Set task: Go from the first line to the line with "import numpy as np" and return those lines verbatim, ends included.

Dataset extract:
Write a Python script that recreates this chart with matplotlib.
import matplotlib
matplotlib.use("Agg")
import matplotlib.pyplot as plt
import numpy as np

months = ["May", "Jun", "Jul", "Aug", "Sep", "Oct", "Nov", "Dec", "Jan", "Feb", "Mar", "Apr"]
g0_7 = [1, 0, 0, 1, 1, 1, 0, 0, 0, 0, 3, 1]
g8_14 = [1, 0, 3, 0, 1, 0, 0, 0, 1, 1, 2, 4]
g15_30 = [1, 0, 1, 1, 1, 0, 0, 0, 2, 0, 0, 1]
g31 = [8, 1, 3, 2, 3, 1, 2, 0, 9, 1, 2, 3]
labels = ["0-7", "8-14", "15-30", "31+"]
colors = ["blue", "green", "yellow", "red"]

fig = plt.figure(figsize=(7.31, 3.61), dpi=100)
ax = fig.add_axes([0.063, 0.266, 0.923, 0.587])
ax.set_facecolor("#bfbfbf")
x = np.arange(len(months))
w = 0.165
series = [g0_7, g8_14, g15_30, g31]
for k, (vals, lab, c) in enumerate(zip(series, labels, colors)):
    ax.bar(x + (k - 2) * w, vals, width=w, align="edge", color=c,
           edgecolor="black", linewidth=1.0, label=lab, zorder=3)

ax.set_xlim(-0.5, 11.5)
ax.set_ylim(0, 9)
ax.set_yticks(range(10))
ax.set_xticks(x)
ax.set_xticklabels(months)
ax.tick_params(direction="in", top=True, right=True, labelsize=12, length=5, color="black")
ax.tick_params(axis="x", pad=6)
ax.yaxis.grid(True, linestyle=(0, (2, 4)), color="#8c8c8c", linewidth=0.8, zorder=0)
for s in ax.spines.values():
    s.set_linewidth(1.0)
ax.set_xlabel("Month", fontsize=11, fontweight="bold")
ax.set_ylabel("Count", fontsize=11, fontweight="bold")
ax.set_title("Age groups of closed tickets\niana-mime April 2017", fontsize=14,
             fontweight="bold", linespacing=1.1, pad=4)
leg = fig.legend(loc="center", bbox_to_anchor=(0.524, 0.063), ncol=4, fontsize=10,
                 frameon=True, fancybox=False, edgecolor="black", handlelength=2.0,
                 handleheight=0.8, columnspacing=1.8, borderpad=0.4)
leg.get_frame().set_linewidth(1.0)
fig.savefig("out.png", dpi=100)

Solution for this exercise:
Write a Python script that recreates this chart with matplotlib.
import matplotlib
matplotlib.use("Agg")
import matplotlib.pyplot as plt
import numpy as np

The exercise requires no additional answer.